Task instructions: Skip the pictures, please, and write out exactly the lines from the opening of the data through the line containing "420, 460, 503]".
─── Given material ───
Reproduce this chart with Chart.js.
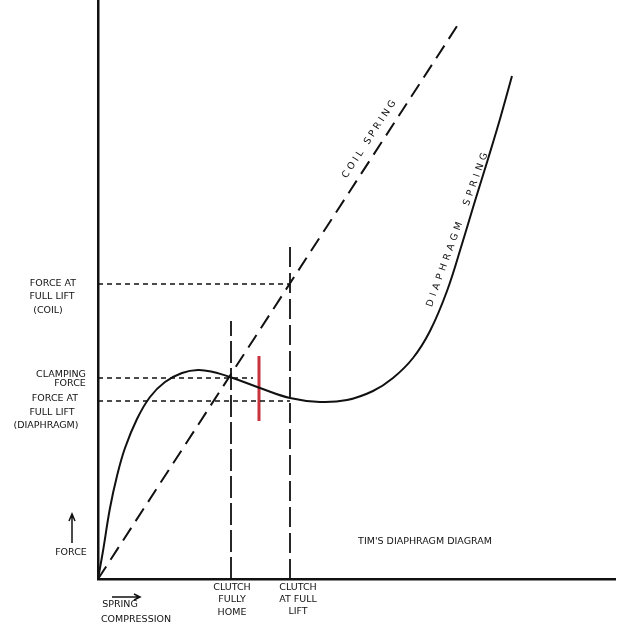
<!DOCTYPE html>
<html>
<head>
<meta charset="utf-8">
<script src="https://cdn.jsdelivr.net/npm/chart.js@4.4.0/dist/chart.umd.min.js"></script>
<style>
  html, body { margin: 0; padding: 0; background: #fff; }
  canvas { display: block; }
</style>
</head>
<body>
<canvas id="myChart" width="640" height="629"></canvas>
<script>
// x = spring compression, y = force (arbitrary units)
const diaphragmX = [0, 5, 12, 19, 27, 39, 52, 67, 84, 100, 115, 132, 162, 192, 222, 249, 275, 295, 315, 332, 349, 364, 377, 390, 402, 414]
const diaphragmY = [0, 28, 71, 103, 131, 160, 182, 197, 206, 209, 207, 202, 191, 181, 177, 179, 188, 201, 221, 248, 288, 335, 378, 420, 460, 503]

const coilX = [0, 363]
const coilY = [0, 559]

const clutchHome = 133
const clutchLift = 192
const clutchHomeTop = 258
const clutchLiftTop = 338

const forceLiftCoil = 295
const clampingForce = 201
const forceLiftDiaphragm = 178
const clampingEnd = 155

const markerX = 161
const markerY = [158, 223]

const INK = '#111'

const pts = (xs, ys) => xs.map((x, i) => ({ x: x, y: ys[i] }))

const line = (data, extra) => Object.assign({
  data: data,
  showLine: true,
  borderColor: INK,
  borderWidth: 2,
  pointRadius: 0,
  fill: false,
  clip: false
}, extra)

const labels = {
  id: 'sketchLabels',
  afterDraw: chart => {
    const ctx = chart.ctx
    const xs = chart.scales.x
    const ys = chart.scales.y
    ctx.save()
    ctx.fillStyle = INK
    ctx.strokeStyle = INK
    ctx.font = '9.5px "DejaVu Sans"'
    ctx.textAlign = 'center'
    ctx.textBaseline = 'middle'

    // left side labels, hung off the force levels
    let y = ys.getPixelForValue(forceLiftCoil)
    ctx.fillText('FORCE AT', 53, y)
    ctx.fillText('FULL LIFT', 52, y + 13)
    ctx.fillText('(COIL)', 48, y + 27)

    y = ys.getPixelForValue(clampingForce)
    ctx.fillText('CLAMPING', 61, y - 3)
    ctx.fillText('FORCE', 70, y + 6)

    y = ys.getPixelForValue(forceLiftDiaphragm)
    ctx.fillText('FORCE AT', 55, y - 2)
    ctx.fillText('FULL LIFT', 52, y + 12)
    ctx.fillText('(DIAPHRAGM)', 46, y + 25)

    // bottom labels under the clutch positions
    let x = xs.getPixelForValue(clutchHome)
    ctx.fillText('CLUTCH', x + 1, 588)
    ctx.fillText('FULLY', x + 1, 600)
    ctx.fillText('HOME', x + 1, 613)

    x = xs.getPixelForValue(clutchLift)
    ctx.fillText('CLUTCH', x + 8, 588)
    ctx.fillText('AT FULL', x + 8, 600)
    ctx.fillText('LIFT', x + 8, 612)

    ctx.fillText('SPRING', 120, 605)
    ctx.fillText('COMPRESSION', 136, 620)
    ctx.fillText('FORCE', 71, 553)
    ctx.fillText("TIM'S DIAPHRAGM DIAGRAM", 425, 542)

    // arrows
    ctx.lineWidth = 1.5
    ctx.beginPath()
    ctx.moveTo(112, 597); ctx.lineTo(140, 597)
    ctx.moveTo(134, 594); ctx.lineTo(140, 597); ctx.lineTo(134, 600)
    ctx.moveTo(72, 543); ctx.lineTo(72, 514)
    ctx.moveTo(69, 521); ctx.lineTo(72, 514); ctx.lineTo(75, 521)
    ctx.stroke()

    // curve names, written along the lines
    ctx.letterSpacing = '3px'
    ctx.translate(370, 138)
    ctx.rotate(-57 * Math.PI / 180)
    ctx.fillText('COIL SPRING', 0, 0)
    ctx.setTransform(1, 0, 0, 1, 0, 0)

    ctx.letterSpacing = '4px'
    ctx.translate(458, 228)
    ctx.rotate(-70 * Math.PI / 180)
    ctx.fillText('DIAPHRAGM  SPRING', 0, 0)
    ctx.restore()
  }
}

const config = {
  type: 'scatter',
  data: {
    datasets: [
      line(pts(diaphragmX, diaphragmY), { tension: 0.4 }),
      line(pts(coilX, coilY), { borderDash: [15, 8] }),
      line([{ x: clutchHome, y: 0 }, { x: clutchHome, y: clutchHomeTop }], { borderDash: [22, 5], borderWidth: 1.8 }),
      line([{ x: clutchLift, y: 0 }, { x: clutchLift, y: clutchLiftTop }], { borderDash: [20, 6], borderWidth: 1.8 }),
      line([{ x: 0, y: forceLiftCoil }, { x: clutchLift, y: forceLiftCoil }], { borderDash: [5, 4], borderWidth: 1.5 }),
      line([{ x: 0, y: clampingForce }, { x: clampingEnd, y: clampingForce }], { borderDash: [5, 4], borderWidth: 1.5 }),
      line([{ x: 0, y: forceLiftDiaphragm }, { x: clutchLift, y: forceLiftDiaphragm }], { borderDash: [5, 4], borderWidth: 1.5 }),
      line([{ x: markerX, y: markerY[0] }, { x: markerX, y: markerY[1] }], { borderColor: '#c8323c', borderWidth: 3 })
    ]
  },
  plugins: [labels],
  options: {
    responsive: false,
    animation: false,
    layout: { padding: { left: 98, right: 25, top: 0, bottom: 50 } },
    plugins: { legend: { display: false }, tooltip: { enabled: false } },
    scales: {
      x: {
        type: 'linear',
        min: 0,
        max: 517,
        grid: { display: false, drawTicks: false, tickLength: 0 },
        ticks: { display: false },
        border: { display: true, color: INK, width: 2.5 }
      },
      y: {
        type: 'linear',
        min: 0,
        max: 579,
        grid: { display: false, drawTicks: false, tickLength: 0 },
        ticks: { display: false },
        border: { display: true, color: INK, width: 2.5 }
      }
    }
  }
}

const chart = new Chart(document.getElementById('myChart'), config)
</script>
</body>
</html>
───
Output:
Reproduce this chart with Chart.js.
<!DOCTYPE html>
<html>
<head>
<meta charset="utf-8">
<script src="https://cdn.jsdelivr.net/npm/chart.js@4.4.0/dist/chart.umd.min.js"></script>
<style>
  html, body { margin: 0; padding: 0; background: #fff; }
  canvas { display: block; }
</style>
</head>
<body>
<canvas id="myChart" width="640" height="629"></canvas>
<script>
// x = spring compression, y = force (arbitrary units)
const diaphragmX = [0, 5, 12, 19, 27, 39, 52, 67, 84, 100, 115, 132, 162, 192, 222, 249, 275, 295, 315, 332, 349, 364, 377, 390, 402, 414]
const diaphragmY = [0, 28, 71, 103, 131, 160, 182, 197, 206, 209, 207, 202, 191, 181, 177, 179, 188, 201, 221, 248, 288, 335, 378, 420, 460, 503]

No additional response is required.